Return each line of the listing below, unchanged, and omit the images.

=-=-=

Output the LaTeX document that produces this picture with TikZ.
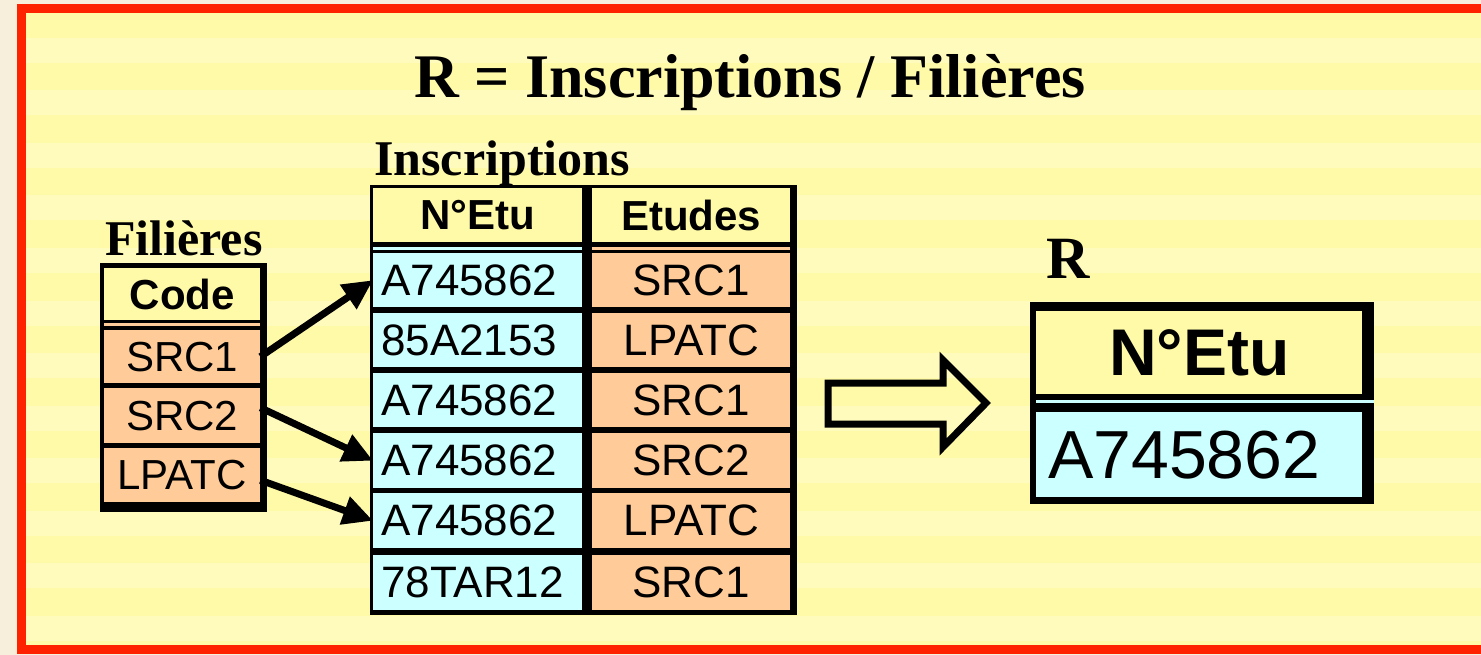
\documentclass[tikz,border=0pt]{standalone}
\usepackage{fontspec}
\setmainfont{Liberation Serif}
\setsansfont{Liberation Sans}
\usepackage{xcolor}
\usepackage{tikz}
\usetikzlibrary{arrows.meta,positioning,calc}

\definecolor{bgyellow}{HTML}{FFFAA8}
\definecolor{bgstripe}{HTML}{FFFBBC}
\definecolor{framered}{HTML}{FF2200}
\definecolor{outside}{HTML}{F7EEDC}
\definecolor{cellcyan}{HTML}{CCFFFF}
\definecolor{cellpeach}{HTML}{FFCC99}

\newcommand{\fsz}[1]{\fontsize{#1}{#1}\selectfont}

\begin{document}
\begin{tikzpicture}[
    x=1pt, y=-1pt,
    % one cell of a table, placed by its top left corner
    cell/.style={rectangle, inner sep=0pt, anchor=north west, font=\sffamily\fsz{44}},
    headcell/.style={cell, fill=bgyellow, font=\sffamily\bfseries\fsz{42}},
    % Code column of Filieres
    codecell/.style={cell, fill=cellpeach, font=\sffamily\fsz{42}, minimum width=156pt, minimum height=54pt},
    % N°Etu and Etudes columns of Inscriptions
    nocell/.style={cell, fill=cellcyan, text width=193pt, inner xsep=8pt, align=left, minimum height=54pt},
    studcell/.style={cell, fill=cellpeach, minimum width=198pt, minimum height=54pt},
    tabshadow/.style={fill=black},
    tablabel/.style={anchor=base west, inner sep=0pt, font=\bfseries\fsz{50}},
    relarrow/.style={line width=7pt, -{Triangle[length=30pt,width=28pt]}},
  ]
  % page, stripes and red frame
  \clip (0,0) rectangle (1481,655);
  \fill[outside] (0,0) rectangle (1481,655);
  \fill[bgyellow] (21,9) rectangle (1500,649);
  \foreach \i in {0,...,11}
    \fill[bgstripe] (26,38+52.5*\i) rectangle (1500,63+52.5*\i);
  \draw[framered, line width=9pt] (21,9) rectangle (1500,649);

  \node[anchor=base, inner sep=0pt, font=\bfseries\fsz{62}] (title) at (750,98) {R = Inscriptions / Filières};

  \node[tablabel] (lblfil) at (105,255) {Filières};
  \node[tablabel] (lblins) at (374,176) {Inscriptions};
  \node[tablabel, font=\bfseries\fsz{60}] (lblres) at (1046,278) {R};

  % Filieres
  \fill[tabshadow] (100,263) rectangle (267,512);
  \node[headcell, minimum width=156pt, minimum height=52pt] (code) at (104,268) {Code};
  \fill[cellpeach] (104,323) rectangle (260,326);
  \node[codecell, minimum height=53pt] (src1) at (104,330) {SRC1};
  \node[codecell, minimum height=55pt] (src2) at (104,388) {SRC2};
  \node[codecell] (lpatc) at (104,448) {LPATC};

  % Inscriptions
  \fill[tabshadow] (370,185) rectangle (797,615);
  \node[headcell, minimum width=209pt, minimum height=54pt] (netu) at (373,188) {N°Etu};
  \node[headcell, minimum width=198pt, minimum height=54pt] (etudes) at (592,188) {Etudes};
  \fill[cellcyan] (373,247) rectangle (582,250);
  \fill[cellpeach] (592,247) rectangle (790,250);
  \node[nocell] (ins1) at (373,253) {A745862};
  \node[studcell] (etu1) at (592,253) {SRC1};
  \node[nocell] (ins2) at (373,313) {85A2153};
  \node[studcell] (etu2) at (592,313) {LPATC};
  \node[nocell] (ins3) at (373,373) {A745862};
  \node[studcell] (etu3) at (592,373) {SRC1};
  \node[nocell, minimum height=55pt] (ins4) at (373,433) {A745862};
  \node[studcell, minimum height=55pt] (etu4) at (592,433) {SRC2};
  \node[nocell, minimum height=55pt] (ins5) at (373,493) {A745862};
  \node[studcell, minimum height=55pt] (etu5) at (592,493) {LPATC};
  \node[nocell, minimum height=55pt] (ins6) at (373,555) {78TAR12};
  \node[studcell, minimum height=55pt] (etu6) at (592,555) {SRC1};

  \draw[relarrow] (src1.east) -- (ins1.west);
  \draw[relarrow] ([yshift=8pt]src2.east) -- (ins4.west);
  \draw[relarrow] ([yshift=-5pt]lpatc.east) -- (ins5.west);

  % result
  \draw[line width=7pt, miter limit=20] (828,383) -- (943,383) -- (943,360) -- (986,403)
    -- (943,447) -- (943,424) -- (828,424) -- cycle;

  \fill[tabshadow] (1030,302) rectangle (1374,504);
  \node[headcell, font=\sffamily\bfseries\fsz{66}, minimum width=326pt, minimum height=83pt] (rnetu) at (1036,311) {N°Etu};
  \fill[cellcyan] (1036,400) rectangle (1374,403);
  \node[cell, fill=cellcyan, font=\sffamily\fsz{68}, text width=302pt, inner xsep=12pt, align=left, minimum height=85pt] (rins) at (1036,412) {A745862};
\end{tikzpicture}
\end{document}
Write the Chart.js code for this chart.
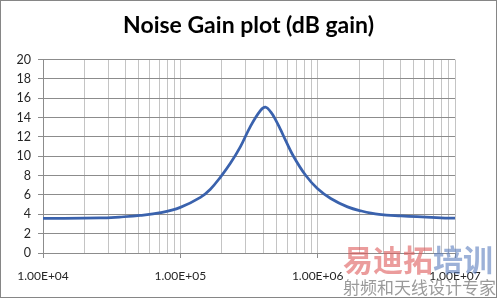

=-=-=

RESPONSE TO THE TASK:
Output the LaTeX document that produces this picture with TikZ.
\documentclass[tikz,border=0pt]{standalone}
\usepackage{fontspec}
\setmainfont{Liberation Serif}
\setsansfont{Liberation Sans}
\usepackage{xcolor}
\usepackage{tikz}
\usetikzlibrary{arrows.meta,positioning,calc}

\definecolor{bgyellow}{HTML}{FFFAA8}
\definecolor{bgstripe}{HTML}{FFFBBC}
\definecolor{framered}{HTML}{FF2200}
\definecolor{outside}{HTML}{F7EEDC}
\definecolor{cellcyan}{HTML}{CCFFFF}
\definecolor{cellpeach}{HTML}{FFCC99}

\newcommand{\fsz}[1]{\fontsize{#1}{#1}\selectfont}

\begin{document}
\begin{tikzpicture}[
    x=1pt, y=-1pt,
    % one cell of a table, placed by its top left corner
    cell/.style={rectangle, inner sep=0pt, anchor=north west, font=\sffamily\fsz{44}},
    headcell/.style={cell, fill=bgyellow, font=\sffamily\bfseries\fsz{42}},
    % Code column of Filieres
    codecell/.style={cell, fill=cellpeach, font=\sffamily\fsz{42}, minimum width=156pt, minimum height=54pt},
    % N°Etu and Etudes columns of Inscriptions
    nocell/.style={cell, fill=cellcyan, text width=193pt, inner xsep=8pt, align=left, minimum height=54pt},
    studcell/.style={cell, fill=cellpeach, minimum width=198pt, minimum height=54pt},
    tabshadow/.style={fill=black},
    tablabel/.style={anchor=base west, inner sep=0pt, font=\bfseries\fsz{50}},
    relarrow/.style={line width=7pt, -{Triangle[length=30pt,width=28pt]}},
  ]
  % page, stripes and red frame
  \clip (0,0) rectangle (1481,655);
  \fill[outside] (0,0) rectangle (1481,655);
  \fill[bgyellow] (21,9) rectangle (1500,649);
  \foreach \i in {0,...,11}
    \fill[bgstripe] (26,38+52.5*\i) rectangle (1500,63+52.5*\i);
  \draw[framered, line width=9pt] (21,9) rectangle (1500,649);

  \node[anchor=base, inner sep=0pt, font=\bfseries\fsz{62}] (title) at (750,98) {R = Inscriptions / Filières};

  \node[tablabel] (lblfil) at (105,255) {Filières};
  \node[tablabel] (lblins) at (374,176) {Inscriptions};
  \node[tablabel, font=\bfseries\fsz{60}] (lblres) at (1046,278) {R};

  % Filieres
  \fill[tabshadow] (100,263) rectangle (267,512);
  \node[headcell, minimum width=156pt, minimum height=52pt] (code) at (104,268) {Code};
  \fill[cellpeach] (104,323) rectangle (260,326);
  \node[codecell, minimum height=53pt] (src1) at (104,330) {SRC1};
  \node[codecell, minimum height=55pt] (src2) at (104,388) {SRC2};
  \node[codecell] (lpatc) at (104,448) {LPATC};

  % Inscriptions
  \fill[tabshadow] (370,185) rectangle (797,615);
  \node[headcell, minimum width=209pt, minimum height=54pt] (netu) at (373,188) {N°Etu};
  \node[headcell, minimum width=198pt, minimum height=54pt] (etudes) at (592,188) {Etudes};
  \fill[cellcyan] (373,247) rectangle (582,250);
  \fill[cellpeach] (592,247) rectangle (790,250);
  \node[nocell] (ins1) at (373,253) {A745862};
  \node[studcell] (etu1) at (592,253) {SRC1};
  \node[nocell] (ins2) at (373,313) {85A2153};
  \node[studcell] (etu2) at (592,313) {LPATC};
  \node[nocell] (ins3) at (373,373) {A745862};
  \node[studcell] (etu3) at (592,373) {SRC1};
  \node[nocell, minimum height=55pt] (ins4) at (373,433) {A745862};
  \node[studcell, minimum height=55pt] (etu4) at (592,433) {SRC2};
  \node[nocell, minimum height=55pt] (ins5) at (373,493) {A745862};
  \node[studcell, minimum height=55pt] (etu5) at (592,493) {LPATC};
  \node[nocell, minimum height=55pt] (ins6) at (373,555) {78TAR12};
  \node[studcell, minimum height=55pt] (etu6) at (592,555) {SRC1};

  \draw[relarrow] (src1.east) -- (ins1.west);
  \draw[relarrow] ([yshift=8pt]src2.east) -- (ins4.west);
  \draw[relarrow] ([yshift=-5pt]lpatc.east) -- (ins5.west);

  % result
  \draw[line width=7pt, miter limit=20] (828,383) -- (943,383) -- (943,360) -- (986,403)
    -- (943,447) -- (943,424) -- (828,424) -- cycle;

  \fill[tabshadow] (1030,302) rectangle (1374,504);
  \node[headcell, font=\sffamily\bfseries\fsz{66}, minimum width=326pt, minimum height=83pt] (rnetu) at (1036,311) {N°Etu};
  \fill[cellcyan] (1036,400) rectangle (1374,403);
  \node[cell, fill=cellcyan, font=\sffamily\fsz{68}, text width=302pt, inner xsep=12pt, align=left, minimum height=85pt] (rins) at (1036,412) {A745862};
\end{tikzpicture}
\end{document}
Write the Chart.js code for this chart.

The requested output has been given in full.